Luke de Pulford, co-founder and coordinator at IPAC, said Sunak was having a “Damascene conversion” on the issue. He also quibbled over Sunak’s characterisation of “China” as a threat along with the CCP, arguing: “Conflating these two things creates the conditions for Chinese people being blamed for the actions of their government. Weren’t you the guy who was asking for more nuance last year when you were talking up trade opportunities with the PRC [People’s Republic of China]?”
Benedict Rogers, co-founder of the Conservative Party Human Rights Commission, argued Truss’s track record on China is “much stronger.”
In an email interview with The Epoch Times, Rogers said Sunak “is known from his record as Chancellor of the Exchequer as wanting to protect the economic relationship with China.”
During the last televised leadership debate, Truss used her one opportunity to question one of her four opponents to ask if Sunak “still think[s] we should be doing more business with China.”
In response to Truss, Sunak acknowledged that the Chinese regime is “an enormous threat” to the UK’s national security, but said it shouldn’t stop engagement between the two countries once the UK put measures in place to protect itself.

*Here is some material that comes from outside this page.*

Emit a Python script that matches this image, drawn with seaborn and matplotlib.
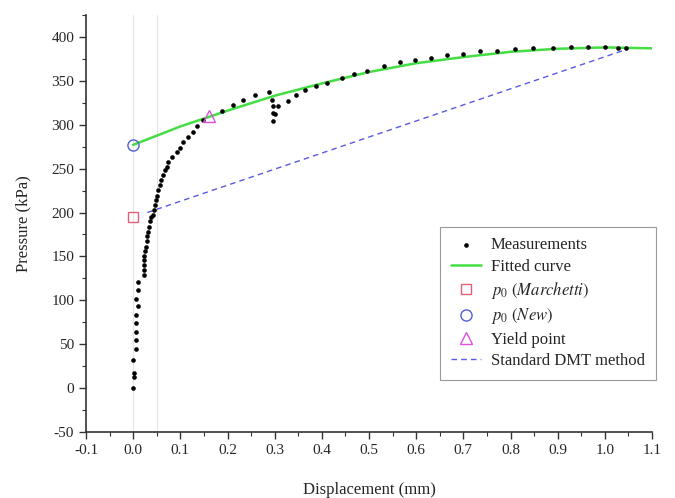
import matplotlib
matplotlib.use("Agg")
import matplotlib.pyplot as plt
from matplotlib.ticker import MultipleLocator
import numpy as np
import pandas as pd
import seaborn as sns

meas_x = [0.000, 0.002, 0.002, 0.000, 0.005, 0.007, 0.005, 0.007, 0.007, 0.010,
          0.005, 0.011, 0.010, 0.022, 0.022, 0.022, 0.023, 0.024, 0.025, 0.027,
          0.029, 0.030, 0.032, 0.034, 0.036, 0.038, 0.041, 0.044, 0.046, 0.048,
          0.050, 0.053, 0.057, 0.060, 0.064, 0.067, 0.071, 0.074, 0.082, 0.092,
          0.099, 0.106, 0.117, 0.127, 0.135, 0.147, 0.188, 0.211, 0.232, 0.258,
          0.287, 0.294, 0.296, 0.297, 0.296, 0.300, 0.308, 0.329, 0.345, 0.364,
          0.388, 0.410, 0.442, 0.468, 0.495, 0.532, 0.566, 0.597, 0.631, 0.665,
          0.699, 0.735, 0.771, 0.809, 0.848, 0.891, 0.928, 0.965, 1.000, 1.028,
          1.045]
meas_y = [0, 13, 17, 32, 45, 55, 64, 74, 83, 93,
          101, 112, 121, 129, 135, 140, 146, 151, 156, 161,
          167, 173, 178, 184, 190, 195, 197, 203, 209, 214,
          219, 226, 231, 237, 243, 248, 252, 257, 263, 269,
          274, 280, 286, 292, 298, 305, 316, 323, 328, 334,
          337, 328, 321, 313, 304, 312, 321, 327, 334, 340,
          344, 347, 353, 358, 361, 367, 371, 374, 376, 379,
          381, 384, 384, 386, 387, 387, 388, 388, 388, 387,
          387]

# Fitted curve
fit_x = [0.0, 0.1, 0.2, 0.3, 0.4, 0.5, 0.6, 0.7, 0.8, 0.9, 1.0, 1.1]
fit_y = [277, 298, 316, 333, 347, 360, 370, 377, 383, 386.5, 388, 387]

# Standard DMT method line
dmt_x = [0.03, 1.047]
dmt_y = [200, 386]

# Characteristic points
p0_marchetti = (0.0, 195)
p0_new = (0.0, 277)
yield_pt = (0.16, 310)

sns.set_style("ticks")
plt.rcParams["font.family"] = ["Liberation Serif", "DejaVu Serif"]
plt.rcParams["mathtext.fontset"] = "stix"
plt.rcParams["axes.unicode_minus"] = False

fig = plt.figure(figsize=(6.75, 4.98), dpi=100)
ax = fig.add_axes([0.1274, 0.1325, 0.8386, 0.8375])

# faint reference lines
ax.axvline(0.0, color="#e4e4e4", lw=0.8, zorder=0)
ax.axvline(0.05, color="#e4e4e4", lw=0.8, zorder=0)

meas = pd.DataFrame({"x": meas_x, "y": meas_y})
fit = pd.DataFrame({"x": fit_x, "y": fit_y})
dmt = pd.DataFrame({"x": dmt_x, "y": dmt_y})

sns.lineplot(data=fit, x="x", y="y", ax=ax, color="#44dd44", lw=1.8,
             label="Fitted curve", zorder=2)
sns.scatterplot(data=meas, x="x", y="y", ax=ax, color="black", s=11,
                edgecolor="black", linewidth=0, label="Measurements", zorder=3)
ax.plot([p0_marchetti[0]], [p0_marchetti[1]], "s", ms=7, mfc="none",
        mec="#e0607a", mew=1.0, label=r"$p_0$ $\mathit{(Marchetti)}$", zorder=4)
ax.plot([p0_new[0]], [p0_new[1]], "o", ms=8, mfc="none",
        mec="#5060d0", mew=1.0, label=r"$p_0$ $\mathit{(New)}$", zorder=4)
ax.plot([yield_pt[0]], [yield_pt[1]], "^", ms=8, mfc="none",
        mec="#e050e0", mew=1.0, label="Yield point", zorder=4)
sns.lineplot(data=dmt, x="x", y="y", ax=ax, color="#5a5ae0", lw=1.0,
             linestyle=(0, (4, 3)), label="Standard DMT method", zorder=2)

ax.set_xlim(-0.1, 1.1)
ax.set_ylim(-50, 425)
ax.xaxis.set_minor_locator(MultipleLocator(0.05))
ax.yaxis.set_minor_locator(MultipleLocator(25))
ax.set_xticks(np.arange(-0.1, 1.101, 0.1))
ax.set_xticklabels([f"{v:.1f}" for v in np.arange(-0.1, 1.101, 0.1)])
ax.set_yticks(np.arange(-50, 401, 50))
ax.tick_params(axis="both", which="major", direction="out", length=5,
               width=1.0, labelsize=11, color="#333333")
ax.tick_params(axis="both", which="minor", direction="out", length=3,
               width=0.8, color="#333333")
for side in ["left", "bottom"]:
    ax.spines[side].set_linewidth(1.2)
    ax.spines[side].set_color("#333333")
sns.despine(ax=ax)

ax.set_xlabel("Displacement (mm)", fontsize=12, labelpad=18)
ax.set_ylabel("Pressure (kPa)", fontsize=12, labelpad=14)

handles, labels = ax.get_legend_handles_labels()
order = ["Measurements", "Fitted curve", r"$p_0$ $\mathit{(Marchetti)}$",
         r"$p_0$ $\mathit{(New)}$", "Yield point", "Standard DMT method"]
hmap = dict(zip(labels, handles))
leg = ax.legend([hmap[k] for k in order], order, loc="upper left",
                bbox_to_anchor=(0.652, 0.545), bbox_transform=fig.transFigure,
                fontsize=12, frameon=True, fancybox=False, framealpha=1,
                edgecolor="#999999", handlelength=1.8, handletextpad=0.6,
                labelspacing=0.32, borderpad=0.65, borderaxespad=0)
leg.get_frame().set_linewidth(0.8)

fig.savefig("out.png", dpi=100)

Rogers said Sunak will “need to do a lot and promise specific action to convince people.”
Truss in April called for a “global NATO” with “a global outlook” to tackle global threats.
The foreign secretary said the alliance needs to increase defence spending, “preempt threats in the Indo–Pacific,” and “must ensure that democracies like Taiwan are able to defend themselves.”
In June, she warned that any attempt by China’s communist regime to invade Taiwan would be a “catastrophic miscalculation.”
However, the Foreign Official faced criticisms last week from Dunan Smith and other MPs over its inaction on sanctioning human rights abusers while focusing almost solely on Russian sanctons in the past year.
Rogers said while Truss’s record as the foreign secretary has mainly been “strong rhetoric rather than much action, it’s “much stronger” than Sunak’s, pointing to reports that Truss has privately “described the Uyghurs’ plight as a genocide.”
So far, the government repeatedly rejected calls from MPs to officially designate the human rights abuses in Xinjiang “genocide,” saying only a competent court can make determinations on genocide, despite the fact the only two international courts routes with such powers are effectively paralysed on penalising the Chinese regime.
Asked about the Foreign Office’s lack of progress on Magnisky sanctions, Rogers said his speculation is that the resistance largely came from “Foreign Office traditionalist officials, the Treasury, and above all [Prime Minister] Boris Johnson’s No 10 Downing Street.”
“If Liz Truss is Prime Minister, I hope she would then overrule those who object, and impose further sanctions,” he said.
The first head-to-head televised debate between Sunak and Truss will be aired on BBC One at 9 p.m. on Monday.
The Confucius Institutes, previously described as “an important part of China’s overseas propaganda set-up” by senior CCP official Li Changchun, has been under increased scrutiny in recent years over its role in spreading propaganda and censoring free speech in education institutions.
The United States in 2020 designated the Confucius Institute U.S. Center as a foreign mission of the Chinese regime, leading to the closure of more than 100 Confucius Institutes, although the National Association of Scholars warned last month that the institutes were creeping back under a different name.
According to a recent briefing by the CRG, the UK currently has the highest number of Confucius Institutes, and “almost all UK government spending on Mandarin language teaching at schools—with at least £27 million allocated from 2015 to 2024—is channelled through university-based Confucius Institutes.” The briefing also said 24 of the Confucius Institutes refused to disclose what funding they receive.